Pathology News

Engaging Our Future

By Lynn McCain | 8 November

Engaging Our Future

Department faculty outreach to high school students to educate about rewarding careers in medicine and research.

High School students have many opportunities to learn about careers through career days at their schools, brochures, videos they find on-line, etc., but what if they had a chance to actually experience careers?  A chance to see what it is really like, day-to-day?  Wouldn’t that be the best way to open their eyes to new possibilities?

Faculty at the University of Michigan Department of Pathology believe that high school students who have the chance to learn about Pathology from the inside are more likely to choose a career in Pathology, Medicine or one of the other sciences, than just by hearing about it through other channels. With the average age of pathologists increasing and the number of students entering pathology decreasing, there is a greater need to expose more students to the field than ever before.

Dr. Arul ChinnaiyanDr. Arul Chinnaiyan, Professor of Pathology and the Director of the Michigan Center for Translational Pathology, has been hosting high school student volunteers in his lab since 2002.  Over the past 16 years, 31 high school students have been mentored in his laboratory.  Generally, students volunteer to work in the lab throughout the summer, with a few staying on through the school year.

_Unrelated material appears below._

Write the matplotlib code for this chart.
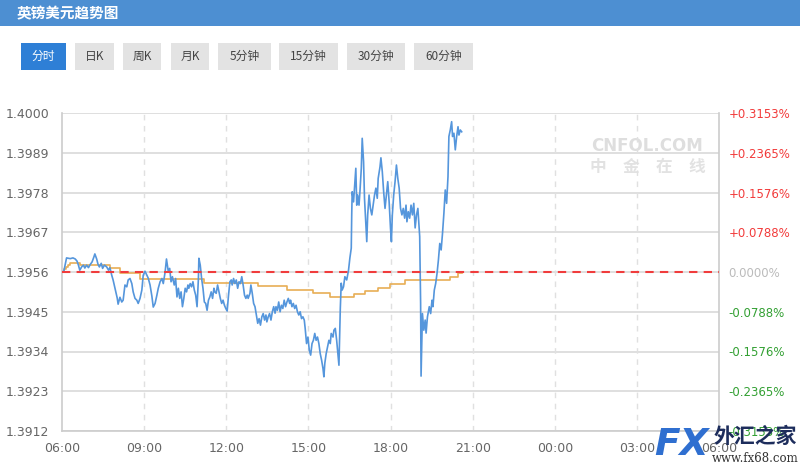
import matplotlib
matplotlib.use('Agg')
import matplotlib.pyplot as plt
from matplotlib.patches import Rectangle

plt.rcParams['font.family'] = ['Noto Sans CJK SC', 'DejaVu Sans']

# ---------------- data ----------------
title = '英镑美元趋势图'
buttons = ['分时', '日K', '周K', '月K', '5分钟', '15分钟', '30分钟', '60分钟']
base_price = 1.3956
y_ticks = [1.3912, 1.3923, 1.3934, 1.3945, 1.3956, 1.3967, 1.3978, 1.3989, 1.4000]
y_tick_labels = ['1.3912', '1.3923', '1.3934', '1.3945', '1.3956', '1.3967', '1.3978', '1.3989', '1.4000']
pct_labels = ['-0.3153%', '-0.2365%', '-0.1576%', '-0.0788%', '0.0000%',
              '+0.0788%', '+0.1576%', '+0.2365%', '+0.3153%']
x_tick_minutes = [0, 180, 360, 540, 720, 900, 1080, 1260, 1440]
x_tick_labels = ['06:00', '09:00', '12:00', '15:00', '18:00', '21:00', '00:00', '03:00', '06:00']

# minutes after 06:00
price_minutes = [
    0, 4, 10, 18, 24, 29, 33, 36, 39, 43, 47, 50, 54, 58, 62, 66, 70, 72, 76, 79,
    82, 86, 89, 93, 98, 102, 105, 109, 112, 117, 121, 123, 127, 131, 134, 138, 142, 145, 149, 153,
    156, 160, 164, 167, 171, 175, 178, 182, 186, 189, 193, 197, 200, 204, 208, 211, 215, 219, 222, 226,
    229, 231, 233, 236, 239, 242, 246, 249, 252, 255, 258, 261, 264, 267, 270, 273, 276, 278, 281, 284,
    287, 290, 293, 296, 299, 300, 303, 306, 309, 312, 315, 318, 321, 324, 327, 330, 333, 335, 338, 341,
    344, 347, 350, 353, 356, 359, 362, 365, 368, 371, 373, 376, 379, 382, 385, 388, 391, 394, 397, 400,
    403, 406, 408, 412, 414, 417, 420, 423, 426, 429, 432, 435, 438, 441, 444, 447, 449, 452, 455, 458,
    461, 464, 467, 469, 472, 475, 478, 481, 484, 487, 490, 493, 496, 499, 501, 504, 507, 510, 513, 516,
    519, 522, 525, 528, 531, 533, 536, 539, 542, 545, 548, 551, 554, 557, 560, 563, 566, 569, 572, 574,
    576, 579, 582, 585, 588, 590, 594, 596, 599, 602, 605, 607, 610, 612, 614, 617, 620, 624, 628, 631,
    634, 635, 636, 639, 641, 644, 646, 648, 651, 653, 656, 658, 661, 663, 666, 668, 670, 673, 676, 679,
    682, 685, 688, 691, 693, 697, 699, 702, 705, 708, 711, 714, 717, 720, 722, 724, 727, 730, 733, 736,
    739, 742, 745, 748, 751, 754, 756, 759, 762, 765, 768, 771, 774, 777, 780, 784, 786, 787, 790, 793,
    796, 798, 801, 805, 808, 811, 813, 816, 819, 822, 825, 828, 831, 834, 837, 840, 843, 846, 848, 851,
    854, 856, 859, 862, 865, 868, 870, 873, 876,
]
price_values = [
    1.39560, 1.39562, 1.39599, 1.39597, 1.39599, 1.39596, 1.39590, 1.39579, 1.39565, 1.39574,
    1.39579, 1.39571, 1.39579, 1.39572, 1.39581, 1.39588, 1.39602, 1.39610, 1.39596, 1.39581,
    1.39574, 1.39584, 1.39570, 1.39579, 1.39574, 1.39565, 1.39572, 1.39551, 1.39538, 1.39510,
    1.39488, 1.39471, 1.39490, 1.39477, 1.39482, 1.39524, 1.39519, 1.39538, 1.39542, 1.39528,
    1.39505, 1.39487, 1.39482, 1.39473, 1.39487, 1.39510, 1.39551, 1.39562, 1.39551, 1.39543,
    1.39524, 1.39493, 1.39463, 1.39473, 1.39496, 1.39515, 1.39533, 1.39542, 1.39528, 1.39560,
    1.39596, 1.39579, 1.39561, 1.39570, 1.39533, 1.39547, 1.39524, 1.39542, 1.39491, 1.39515,
    1.39487, 1.39505, 1.39464, 1.39487, 1.39515, 1.39505, 1.39524, 1.39515, 1.39528, 1.39519,
    1.39533, 1.39510, 1.39496, 1.39464, 1.39542, 1.39598, 1.39579, 1.39542, 1.39515, 1.39477,
    1.39473, 1.39454, 1.39482, 1.39491, 1.39505, 1.39487, 1.39515, 1.39505, 1.39501, 1.39524,
    1.39505, 1.39487, 1.39473, 1.39482, 1.39468, 1.39459, 1.39452, 1.39496, 1.39533, 1.39538,
    1.39524, 1.39542, 1.39528, 1.39538, 1.39515, 1.39533, 1.39528, 1.39547, 1.39524, 1.39496,
    1.39487, 1.39496, 1.39487, 1.39501, 1.39524, 1.39501, 1.39473, 1.39464, 1.39441, 1.39418,
    1.39431, 1.39413, 1.39436, 1.39445, 1.39427, 1.39441, 1.39422, 1.39436, 1.39445, 1.39427,
    1.39450, 1.39464, 1.39446, 1.39464, 1.39454, 1.39477, 1.39450, 1.39468, 1.39459, 1.39482,
    1.39464, 1.39477, 1.39487, 1.39473, 1.39482, 1.39464, 1.39473, 1.39459, 1.39468, 1.39450,
    1.39441, 1.39450, 1.39431, 1.39436, 1.39427, 1.39404, 1.39362, 1.39380, 1.39344, 1.39330,
    1.39362, 1.39371, 1.39390, 1.39371, 1.39380, 1.39362, 1.39334, 1.39316, 1.39293, 1.39270,
    1.39307, 1.39334, 1.39353, 1.39371, 1.39362, 1.39390, 1.39380, 1.39399, 1.39404, 1.39371,
    1.39330, 1.39302, 1.39460, 1.39529, 1.39510, 1.39519, 1.39547, 1.39538, 1.39565, 1.39599,
    1.39626, 1.39718, 1.39782, 1.39754, 1.39792, 1.39847, 1.39745, 1.39773, 1.39745, 1.39782,
    1.39847, 1.39930, 1.39865, 1.39764, 1.39690, 1.39644, 1.39718, 1.39773, 1.39736, 1.39718,
    1.39745, 1.39773, 1.39792, 1.39764, 1.39819, 1.39851, 1.39876, 1.39838, 1.39782, 1.39736,
    1.39773, 1.39810, 1.39754, 1.39681, 1.39644, 1.39718, 1.39773, 1.39810, 1.39856, 1.39819,
    1.39792, 1.39736, 1.39718, 1.39736, 1.39709, 1.39745, 1.39699, 1.39727, 1.39709, 1.39745,
    1.39718, 1.39750, 1.39682, 1.39718, 1.39736, 1.39658, 1.39474, 1.39272, 1.39445, 1.39399,
    1.39427, 1.39391, 1.39436, 1.39464, 1.39445, 1.39482, 1.39464, 1.39510, 1.39528, 1.39556,
    1.39593, 1.39639, 1.39621, 1.39667, 1.39722, 1.39787, 1.39750, 1.39824, 1.39935, 1.39953,
    1.39976, 1.39935, 1.39944, 1.39898, 1.39935, 1.39962, 1.39939, 1.39953, 1.39948,
]

avg_minutes = [0, 4, 9, 13, 18, 39, 105, 127, 171, 311, 430, 493, 550, 588, 640, 664, 693,
               719, 752, 851, 868, 876]
avg_values = [1.39560, 1.39567, 1.39574, 1.39579, 1.39584, 1.39579, 1.39570, 1.39558, 1.39542,
              1.39530, 1.39521, 1.39511, 1.39502, 1.39491, 1.39499, 1.39508, 1.39517, 1.39528,
              1.39538, 1.39547, 1.39556, 1.39556]

# ---------------- figure ----------------
W, H = 800, 468
fig = plt.figure(figsize=(8, 4.68), dpi=100)
fig.patch.set_facecolor('white')

# background overlay in pixel coordinates
bg = fig.add_axes([0, 0, 1, 1], zorder=0)
bg.set_xlim(0, W)
bg.set_ylim(H, 0)
bg.axis('off')
bg.add_patch(Rectangle((0, 0), W, 26, facecolor='#4d8fd2', edgecolor='none'))
bg.text(17, 13.5, title, color='white', fontsize=10.5, fontweight='bold', va='center', ha='left')

btn_x = [(21, 66), (75, 114), (123, 161), (171, 209), (218, 271), (279, 338), (347, 405), (414, 473)]
for i, (lab, (x0, x1)) in enumerate(zip(buttons, btn_x)):
    active = (i == 0)
    bg.add_patch(Rectangle((x0, 43), x1 - x0, 27,
                           facecolor='#2e7fd6' if active else '#e3e3e3', edgecolor='none'))
    bg.text((x0 + x1) / 2, 56.5, lab, color='white' if active else '#444444',
            fontsize=8.5, ha='center', va='center')

# watermark cnfol
bg.text(647, 146, 'CNFOL.COM', color='#dedede', fontsize=12, fontweight='bold',
        ha='center', va='center', family='DejaVu Sans')
for j, ch in enumerate('中金在线'):
    bg.text(598 + j * 33, 167, ch, color='#e2e2e2', fontsize=12, fontweight='bold',
            ha='center', va='center')

# main axes
L, R, T, B = 62, 719, 113, 431
ax = fig.add_axes([L / W, 1 - B / H, (R - L) / W, (B - T) / H], zorder=2)
ax.patch.set_alpha(0)
ax.set_xlim(0, 1440)
ax.set_ylim(y_ticks[0], y_ticks[-1])

for yv in y_ticks:
    ax.axhline(yv, color='#dcdcdc', lw=1.3, zorder=1)
for xm in x_tick_minutes[1:-1]:
    ax.axvline(xm, color='#e0e0e0', lw=1.0, ls=(0, (4, 4)), zorder=1)

ax.plot(avg_minutes, avg_values, color='#e8ae55', lw=1.2, drawstyle='steps-post', zorder=3)
ax.plot(price_minutes, price_values, color='#5596dc', lw=1.2, zorder=4)
ax.axhline(base_price, color='#f03c3c', lw=1.5, ls=(0, (4, 3)), zorder=5)

for s in ['top']:
    ax.spines[s].set_visible(False)
for s in ['left', 'bottom', 'right']:
    ax.spines[s].set_color('#cccccc')
    ax.spines[s].set_linewidth(1.2)

ax.set_yticks(y_ticks)
ax.set_yticklabels(y_tick_labels)
ax.set_xticks(x_tick_minutes)
ax.set_xticklabels(x_tick_labels)
ax.tick_params(axis='y', length=0, pad=9, labelsize=9, labelcolor='#666666')
ax.tick_params(axis='x', length=0, pad=8, labelsize=9, labelcolor='#666666')
for t in ax.get_yticklabels() + ax.get_xticklabels():
    t.set_family('DejaVu Sans')

ax2 = ax.twinx()
ax2.set_ylim(y_ticks[0], y_ticks[-1])
ax2.set_yticks(y_ticks)
ax2.set_yticklabels(pct_labels)
ax2.tick_params(axis='y', length=0, pad=7, labelsize=8.5)
for s in ax2.spines.values():
    s.set_visible(False)
for t, lab in zip(ax2.get_yticklabels(), pct_labels):
    t.set_family('DejaVu Sans')
    if lab.startswith('+'):
        t.set_color('#f23b3b')
    elif lab.startswith('-'):
        t.set_color('#33a033')
    else:
        t.set_color('#bbbbbb')

# fx68 watermark on top
top = fig.add_axes([0, 0, 1, 1], zorder=10)
top.set_xlim(0, W)
top.set_ylim(H, 0)
top.axis('off')
top.patch.set_alpha(0)
top.text(654, 445, 'FX', color='#2f6fd0', fontsize=27, fontweight='bold', style='italic',
         ha='left', va='center', family='DejaVu Sans')
top.text(755, 436, '外汇之家', color='#1d2d5c', fontsize=15, fontweight='bold',
         ha='center', va='center')
top.text(755, 459, 'www.fx68.com', color='#333333', fontsize=8.5,
         ha='center', va='center', family='DejaVu Serif')

fig.savefig('out.png', dpi=100)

One who stayed on was Aparna (Ghosh) Kachoria, who joined the lab in 2008 from Pioneer High School, Ann Arbor.  She became engaged in the research and contributed to the discovery that the TMPRSS-ERG fusion protein binds to the ERG locus, which is tied to prostate cancer. This resulted in two publications, one in Science, a very prestigious scientific journal.  She is now at the University of Massachusetts Medical School working as a Project Analyst in research.  Sahr Yazdani joined the lab in 2013 from Huron High School and, following the research she conducted in the lab, has gone on to the Stritch School of Medicine at Loyola.  In 2014, Caleb Chang also joined the lab from Huron High School.  Chinnaiyan indicated that he is one of the brightest young researchers he has ever had in his lab.  Cheng is now being considered for the University of Michigan Medical Scientist Training Program where he plans to pursue a career in academic medicine and research.

Dr. David KerenFor the past 10 years, Dr. David Keren, Professor of Pathology and former Director of Clinical Pathology, has been mentoring Pathways to Success High School students through the STRIVE (Students Taking Renewed Interest in the Value of Education) program, sponsored by the Ann Arbor Rotary Club.  Students meet with mentors twice per month and have an opportunity to earn a scholarship to Washtenaw Community College upon graduation.  Keren has engaged with these students, bringing them to Michigan Medicine where they shadow healthcare professionals and learn more about nursing, medicine, and other fields.  Many of these students, who were previously in danger of being left behind, have gone on to college and even graduate school due to the mentorship efforts of Keren and his STRIVE colleagues.

 David Keren, MD, and Michael Tyson are recognized for their service to the STRIVE program, mentoring local high school students in need of additional support with an emphasis on preparing for post-graduation opportunities and responsibilities.

Dr. Analisa DiFeoA newcomer to Michigan Pathology is Dr. Analisa DiFeo.  Dr. DiFeo was introduced to the benefit of mentoring high school students in the laboratory when she was a graduate student.  “They ask questions we don’t consider.  Sometimes it is the simplest questions that we forget to ask.  These questions can change the trajectory of a research project and lead to discoveries that would have otherwise been missed,” explains DiFeo.  However, many students need to work over the summer to help pay family expenses and cannot volunteer in labs.  To overcome this barrier, DiFeo established the Young Scientists Foundation (YSF.org) with her husband, Dr. Goutham Narla, while working at Mt. Sinai in New York.  Their foundation traveled with them to Cleveland, Ohio, when they transferred to Case Western and now they hope to expand it here in Ann Arbor. YFS supported 15 students in New York and 20 in Cleveland.  In the latest move, however, they lost much of their funding support for the foundation and are seeking new sources of support.  DiFeo shared one story of how YSF changes the lives of students.  Olga Kovalenko is the daughter of an immigrant mother who spoke very little English.  Olga was a bright high school student, but very shy and timid.  DiFeo suggested she apply to YSF.  The day she was about to take a job at the Botanical Gardens, Olga applied to YSF. She joined the DiFeo lab the summer prior to her senior year, in high school, stayed throughout her senior year and was accepted to Case Western University.  Olga continued working in the DiFeo lab throughout her undergraduate education and is now a 3rd-year medical student on track to become an Ob/Gyn.

These are just a few examples of the way Pathology is investing in the community to help high school students consider rewarding careers in medicine and the sciences.  Their efforts are making a difference, one student at a time.  If students wish to volunteer in a pathology research laboratory, they need to be at least 16 years old, apply through Volunteer Services at Michigan Medicine (www.med.umich.edu/volunteer), and make a commitment to regular hours for the entire summer.